発見から100年ほどの「歴史が浅い分野」なのです。
②質問)「そもそも放射線って何ですか?」
⇒②答え)放射線=【目に見えない光のようなもの(電磁波の一種)】
<②の解説>
・放射線には、いくつかの種類があります。「X線(エックス線)」・「γ線(ガンマ線)」どちらも医療で使用する放射線の一種です。

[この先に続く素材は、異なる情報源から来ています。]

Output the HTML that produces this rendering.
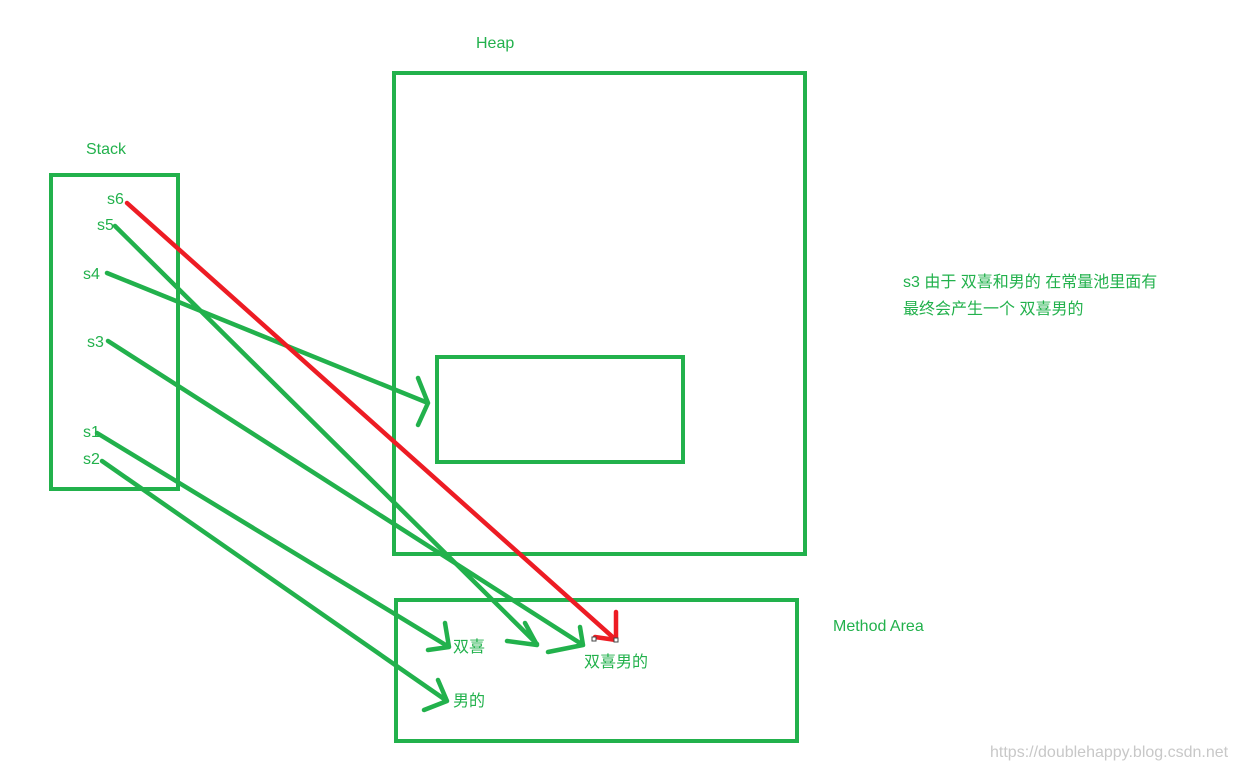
<!DOCTYPE html>
<html><head><meta charset="utf-8"><style>
html,body{margin:0;padding:0;background:#fff;}
svg{display:block}
text{font-family:"Liberation Sans","Noto Sans CJK SC",sans-serif;fill:#22b14c;font-size:16px}
</style></head><body>
<svg width="1239" height="770" viewBox="0 0 1239 770" xmlns="http://www.w3.org/2000/svg">
<g fill="none" stroke="#22b14c" stroke-width="4">
<rect x="51" y="175" width="127" height="314"/>
<rect x="394" y="73" width="411" height="481"/>
<rect x="437" y="357" width="246" height="105"/>
<rect x="396" y="600" width="401" height="141"/>
</g>
<g fill="none" stroke="#22b14c" stroke-width="4.5" stroke-linecap="round" stroke-linejoin="round">
<path d="M115 226 L537 644 M525 623 L537 645 L507 641"/>
<path d="M107 273 L428 403 M418 378 L428 403 L418 425"/>
<path d="M108 341 L583 645 M580 627 L583 645 L548 652"/>
<path d="M97 433 L449 647 M445 623 L449 647 L428 650"/>
<path d="M102 461 L447 701 M438 680 L447 701 L424 710"/>
</g>
<g fill="none" stroke="#ed1c24" stroke-width="4.5" stroke-linecap="round" stroke-linejoin="round">
<path d="M127 203 L616 640 M616 612 L616 640 L595 637"/>
</g>
<rect x="592" y="637" width="4" height="4" fill="#fff" stroke="#444" stroke-width="1"/>
<rect x="614" y="638" width="4" height="4" fill="#fff" stroke="#444" stroke-width="1"/>
<text x="476" y="48">Heap</text>
<text x="86" y="154">Stack</text>
<text x="107" y="204">s6</text>
<text x="97" y="230">s5</text>
<text x="83" y="279">s4</text>
<text x="87" y="347">s3</text>
<text x="83" y="437">s1</text>
<text x="83" y="464">s2</text>
<text x="833" y="631">Method Area</text>
<text x="453" y="652">双喜</text>
<text x="584" y="667">双喜男的</text>
<text x="453" y="706">男的</text>
<text x="903" y="287">s3 由于 双喜和男的 在常量池里面有</text>
<text x="903" y="314">最终会产生一个 双喜男的</text>
<text x="990" y="757" style="fill:#c8c8c8;font-size:16px">https://doublehappy.blog.csdn.net</text>
</svg>
</body></html>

③質問)「レントゲン写真って、どのくらい撮影しても平気ですか?」
⇒③答え)「一度に約3800枚」=「ほとんどの臨床症状は無い」とされる(理論値)
<③の解説>
臨床症状は無くても無益な被ばくは、できるだけ少なくするべきです。
④質問)【医療被曝(被ばく)】って何ですか?
⇒④答え)【医療被曝(被ばく)】とは、病院や診療所などで検査や治療の時に受ける放射線によるものです。
<④の解説>
検査や治療による医療被曝に対して、自然放射線による被曝を「自然被曝」と呼びます。
⑤質問)「その自然被曝って、何から被曝するの?」
⇒⑤答え)自然放射線=「宇宙・大地・食物・空気」などの中にある微量放射性物質からの放射線によります。
<⑤の解説>
自然放射線=生活しながら、いつも受けている自然界からの放射線のことです。
原稿を書いている私も、そしてあなたも、いま、自然界から放射線を受けながら生活しています。
⑥質問)胸部レントゲン撮影、ニューヨークへの旅行「どちらが多く被曝しますか?」
⇒⑥答え)「ニューヨーク旅行(往復)の方が多い」
<⑥の解説>
自然放射線(主に宇宙から)により、胸部レントゲン撮影よりニューヨーク旅行(飛行機による往復)の方が多く被曝します。
⑦質問)よくニュースで聞く「放射能もれ」って、間違っていませんか?
⇒⑦答え)「放射能もれ」という表現は「間違い」です。
<⑦の解説>
懐中電灯を例にして説明しますと、まず懐中電灯そのものが「放射性物質」(放射線発生装置など)、そして懐中電灯から出る光が「放射線」、その光を出す能力が「放射能」となります。
つまり「放射能」とは「放射線を出す能力の事」で「もれるもの」ではないのです。
⇒漏れるのは「放射性物質」(または放射線)となります。
自動車より歴史の浅い放射線の世界 まだまだ未知の発見が隠されているのではないのでしょうか?